Program terminated with signal SIGSEGV, Segmentation fault.
#0 0x00007f50286a577d in _int_malloc (av=av@entry=0x7f50287daba0 <main_arena>, bytes=bytes@entry=32) at malloc.c:4148
4148 malloc.c: No such file or directory.
(gdb)
=====
After a lot of narrowing down what in this user's session could cause Bash to segmentation fault, I've found that this makes the difference: * When the user's home directory contains ‘$HOME/.gnomerc’, the Bash segmentation fault occurs. The content of ‘$HOME/.gnomerc’ is: ===== # $HOME/.gnomerc # Roaming profile: User specific configuration for GNOME session. . ~/.profile ===== which simply “sources” the user's shell profile script.
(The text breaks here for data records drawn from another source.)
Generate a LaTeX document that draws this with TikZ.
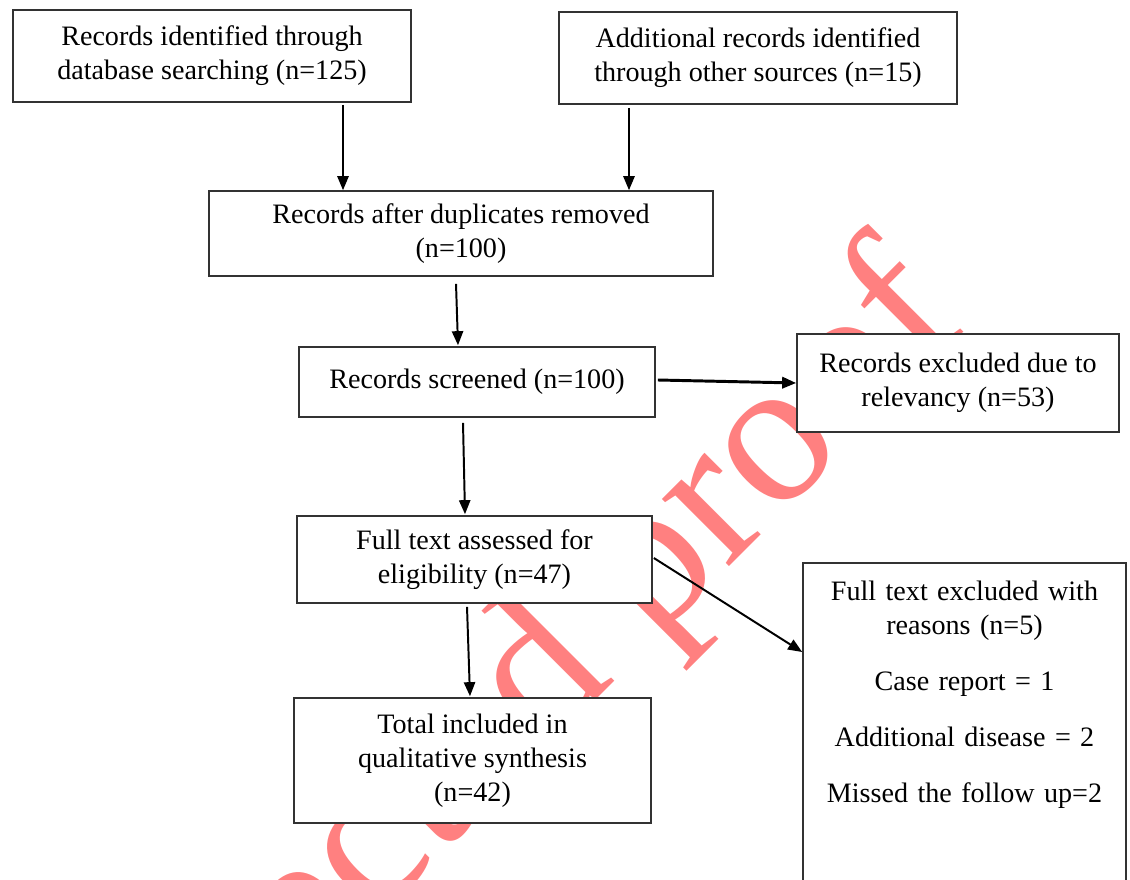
\documentclass[tikz,border=0pt]{standalone}
\usepackage{fontspec}
\setmainfont{Liberation Serif}
\usepackage{tikz}
\usetikzlibrary{arrows.meta, positioning, calc}
\definecolor{wmred}{RGB}{255,128,128}
\definecolor{boxline}{RGB}{50,50,50}

\begin{document}
\begin{tikzpicture}[x=0.025cm,y=-0.025cm,>={Triangle[length=10pt,width=8pt]},
  box/.style={draw=boxline, line width=1.1pt, fill=white, align=center, inner sep=0pt, font=\fontsize{20}{24.2}\selectfont},
  arr/.style={->, line width=1.4pt}]
\useasboundingbox (0,0) rectangle (1130,880);
% Watermark
\node [wmred, rotate=45, anchor=base east, inner sep=0pt, font=\fontsize{147}{147}\selectfont] (wm) at (970,326) {Uncorrected proof};
% The boxes
\node [box, minimum width=9.95cm, minimum height=2.3cm] (db) at (212,56) {Records identified through\\database searching (n=125)};
\node [box, minimum width=9.95cm, minimum height=2.3cm] (other) at (758,58) {Additional records identified\\through other sources (n=15)};
\node [box, minimum width=12.6cm, minimum height=2.125cm] (dup) at (461,233.5) {Records after duplicates removed\\(n=100)};
\node [box, minimum width=8.9cm, minimum height=1.75cm] (screen) at (477,382) {Records screened (n=100)};
\node [box, minimum width=8.05cm, minimum height=2.45cm] (excl) at (958,383) {Records excluded due to\\relevancy (n=53)};
\node [box, minimum width=8.875cm, minimum height=2.175cm] (full) at (474.5,559.5) {Full text assessed for\\eligibility (n=47)};
\node [box, anchor=north, text width=8.075cm, text height=0.95cm, text depth=7.4cm] (fexcl) at (964.5,562) {Full text excluded with\\reasons (n=5)\\[0.55cm]Case report = 1\\[0.55cm]Additional disease = 2\\[0.55cm]Missed the follow up=2};
\node [box, minimum width=8.925cm, minimum height=3.125cm] (incl) at (472.5,760.5) {Total included in\\qualitative synthesis\\(n=42)};
% Arrows
\draw [arr] ($(db.south)+(131,2)$) coordinate (a1) -- (a1 |- dup.north);
\draw [arr] ($(other.south)+(-129,3)$) coordinate (a2) -- (a2 |- dup.north);
\draw [arr] ($(dup.south)+(-5,7)$) -- ($(screen.north)+(-19,-1)$);
\draw [arr] ($(screen.south)+(-14,5)$) -- ($(full.north)+(-9.5,-1)$);
\draw [arr] ($(full.south)+(-7.5,3)$) -- ($(incl.north)+(-2.5,-1)$);
\draw [arr, line width=2.1pt] ($(screen.east)+(2,-2)$) -- (excl.west);
\draw [arr] ($(full.east)+(1,-1.5)$) -- ($(fexcl.north west)+(0,90)$);
\end{tikzpicture}
\end{document}
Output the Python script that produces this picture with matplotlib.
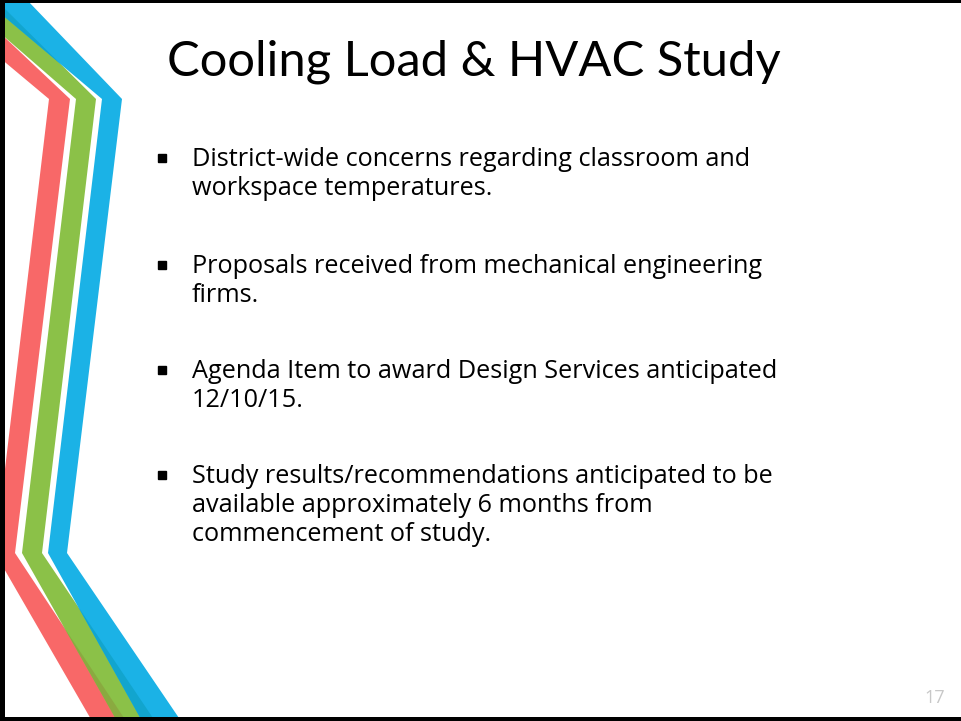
import matplotlib
matplotlib.use("Agg")
import matplotlib.pyplot as plt
from matplotlib.patches import Polygon, Rectangle

plt.rcParams['font.family'] = ['Open Sans', 'DejaVu Sans']

# Slide content
titulo = "Cooling Load & HVAC Study"
viñetas = [
    ["District-wide concerns regarding classroom and", "workspace temperatures."],
    ["Proposals received from mechanical engineering", "firms."],
    ["Agenda Item to award Design Services anticipated", "12/10/15."],
    ["Study results/recommendations anticipated to be",
     "available approximately 6 months from",
     "commencement of study."],
]
numero_pagina = "17"

# Decorative stripes (pixel geometry of the slide, y downwards)
franja_roja = [(0, 33), (70, 99), (15, 553), (126, 721), (92, 721), (-5, 553), (49, 99), (0, 58)]
franja_verde = [(0, 4), (96, 99), (42, 553), (155, 721), (117, 721), (22, 553), (76, 99), (0, 33)]
franja_azul = [(0, 0), (27, 0), (122, 99), (67, 553), (181, 721), (142, 721), (48, 553), (102, 99), (0, 13)]

ANCHO, ALTO = 961, 721
fig = plt.figure(figsize=(ANCHO / 100, ALTO / 100), dpi=100)
ax = fig.add_axes([0, 0, 1, 1])
ax.set_xlim(0, ANCHO)
ax.set_ylim(ALTO, 0)
ax.axis('off')
renderer = fig.canvas.get_renderer()


def ajustar_ancho(t, ancho_px):
    # scale the font so the text spans the same width as on the slide
    w = t.get_window_extent(renderer=renderer).width
    t.set_fontsize(t.get_fontsize() * ancho_px / w)


roja = ax.add_patch(Polygon(franja_roja, closed=True, facecolor='#F86868', edgecolor='none'))
verde = ax.add_patch(Polygon(franja_verde, closed=True, facecolor='#8BC148', edgecolor='none'))
azul = ax.add_patch(Polygon(franja_azul, closed=True, facecolor='#1BB2E6', edgecolor='none'))

# Darker overlaps where stripes cross
solape_rv = ax.add_patch(Polygon(franja_verde, closed=True, facecolor='#8AAA40', edgecolor='none'))
solape_rv.set_clip_path(roja)
solape_va = ax.add_patch(Polygon(franja_azul, closed=True, facecolor='#12A5CE', edgecolor='none'))
solape_va.set_clip_path(verde)

# Black frame (left, top, bottom)
ax.add_patch(Rectangle((0, 0), 5, ALTO, facecolor='black', edgecolor='none'))
ax.add_patch(Rectangle((0, 0), ANCHO, 3, facecolor='black', edgecolor='none'))
ax.add_patch(Rectangle((0, ALTO - 4), ANCHO, 4, facecolor='black', edgecolor='none'))

# Title
t = ax.text(167, 76, titulo, fontsize=40, color='black', va='baseline', ha='left',
            family=['Lato', 'DejaVu Sans'])
ajustar_ancho(t, 613)

# Bullets
inicio_parrafo = [166, 273, 378, 483]
interlineado = 29
prueba = ax.text(0, 0, viñetas[0][0], fontsize=17.5)
ajustar_ancho(prueba, 561)
tam_cuerpo = prueba.get_fontsize()
prueba.remove()

for y0, lineas in zip(inicio_parrafo, viñetas):
    ax.plot([162], [y0 - 8.5], marker='s', markersize=6, color='black', linestyle='none')
    for i, linea in enumerate(lineas):
        ax.text(192, y0 + i * interlineado, linea, fontsize=tam_cuerpo, color='black',
                va='baseline', ha='left')

ax.text(945, 703, numero_pagina, fontsize=13, color='#C8C8C8', va='baseline', ha='right')

fig.savefig('out.png', dpi=100)
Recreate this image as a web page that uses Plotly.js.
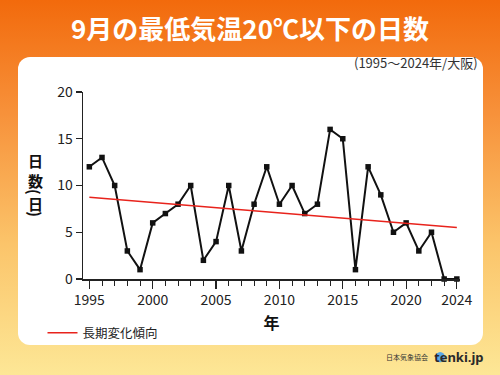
<!DOCTYPE html>
<html><head><meta charset="utf-8">
<script src="https://cdn.plot.ly/plotly-3.0.1.min.js"></script>
<style>
html,body{margin:0;padding:0;}
#wrap{position:relative;width:500px;height:375px;overflow:hidden;
 background:linear-gradient(to bottom,#f26a0c 0%,#f7913a 30%,#fbc46a 65%,#fde796 100%);}
#panel{position:absolute;left:18px;top:57px;width:465px;height:288px;background:#fff;border-radius:12px;}
#chart{position:absolute;left:0;top:0;width:500px;height:375px;}
</style></head>
<body><div id="wrap"><div id="panel"></div><div id="chart"></div></div>
<script>
const years = [1995,1996,1997,1998,1999,2000,2001,2002,2003,2004,2005,2006,2007,2008,2009,2010,2011,2012,2013,2014,2015,2016,2017,2018,2019,2020,2021,2022,2023,2024];
const days  = [12,13,10,3,1,6,7,8,10,2,4,10,3,8,12,8,10,7,8,16,15,1,12,9,5,6,3,5,0,0];
const trendYears = [1995, 2024];
const trendDays  = [8.75, 5.51];
const xTickVals = [1995,2000,2005,2010,2015,2020,2024];
const xTickText = ['1995','2000','2005','2010','2015','2020','2024'];
const yTickVals = [0,5,10,15,20];

const F = '"Noto Sans CJK JP","Noto Sans",sans-serif';
const traces = [
 {x: years, y: days, type:'scatter', mode:'lines+markers', showlegend:false,
  line:{color:'#111', width:2}, marker:{symbol:'square', size:5.5, color:'#111'}, cliponaxis:false},
 {x: trendYears, y: trendDays, type:'scatter', mode:'lines', name:'長期変化傾向',
  line:{color:'#e8231c', width:1.5}}
];
const yt = {showarrow:false, xref:'paper', yref:'paper', x:-0.127, xanchor:'center', yanchor:'middle',
  font:{size:15, color:'#111', weight:'bold'}};
const layout = {
 width:500, height:375,
 paper_bgcolor:'rgba(0,0,0,0)', plot_bgcolor:'rgba(0,0,0,0)',
 margin:{l:83, r:40, t:92, b:96, autoexpand:false},
 font:{family:F, color:'#222', size:13},
 title:{text:'<b>9月の最低気温20℃以下の日数</b>', font:{family:F, size:26, color:'#fff'},
   x:0.5, xanchor:'center', y:0.92, yanchor:'middle', xref:'container', yref:'container'},
 xaxis:{range:[1994.5, 2024.25], automargin:false, showgrid:false, zeroline:false, showline:true, linecolor:'#222', linewidth:1.5,
   tickmode:'array', tickvals:xTickVals, ticktext:xTickText, ticks:'outside', ticklen:8, tickcolor:'#222', tickwidth:1.2,
   minor:{tickmode:'linear', tick0:1995, dtick:1, ticks:'outside', ticklen:5, tickcolor:'#222', tickwidth:1, showgrid:false},
   tickfont:{size:14, color:'#222'},
   title:{text:'<b>年</b>', font:{size:16, color:'#111'}, standoff:9}},
 yaxis:{range:[0,20], automargin:false, showgrid:false, zeroline:false, showline:true, linecolor:'#222', linewidth:1.5,
   tickmode:'array', tickvals:yTickVals, ticks:'outside', ticklen:6, tickcolor:'#222', tickwidth:1.2,
   tickfont:{size:14, color:'#222'}},
 showlegend:true,
 legend:{xref:'container', yref:'container', x:0.085, y:0.112, xanchor:'left', yanchor:'middle',
   bgcolor:'rgba(0,0,0,0)', font:{size:12.5, color:'#222'}},
 annotations:[
  {text:'(1995〜2024年/大阪)', xref:'paper', yref:'paper', x:1.052, xanchor:'right', y:1.16, yanchor:'middle',
   showarrow:false, font:{size:13, color:'#333'}},
  Object.assign({text:'日<br>数', y:0.58}, yt),
  Object.assign({text:'(', y:0.465, textangle:90}, yt),
  Object.assign({text:'日', y:0.403}, yt),
  Object.assign({text:')', y:0.345, textangle:90}, yt),
  {text:'日本気象協会', xref:'paper', yref:'paper', x:0.92, y:-0.417, xanchor:'right', yanchor:'middle',
   showarrow:false, font:{size:7, color:'#333'}},
  {text:'<b>tenki.jp</b>', xref:'paper', yref:'paper', x:1.068, y:-0.417, xanchor:'right', yanchor:'middle',
   showarrow:false, font:{size:13, color:'#2a2a2a', family:'"Noto Sans","DejaVu Sans",sans-serif'}}
 ],
 shapes:[
  {type:'circle', xref:'paper', yref:'paper', x0:0.935, x1:0.96, y0:-0.445, y1:-0.39,
   fillcolor:'#5aa7e6', line:{width:0}}
 ]
};
Plotly.newPlot('chart', traces, layout, {staticPlot:true, displayModeBar:false});
</script></body></html>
This file (and the ‘$HOME/.profile’) has been present for years with the same content, without incident on previous Gnome or Bash versions. * When the user's home directory does not contain ‘$HOME/.gnomerc’, the user login works fine, as it did a month ago. So the Gnome session is (I assume) invoking that script, which in turn sources the ‘$HOME/.profile’ script; and somehow that causes Bash to segfault. This same ‘$HOME/.profile’ script is large and somewhat sensitive; but it should never cause Bash to crash, and never does cause it to crash when logging in outside Gnome.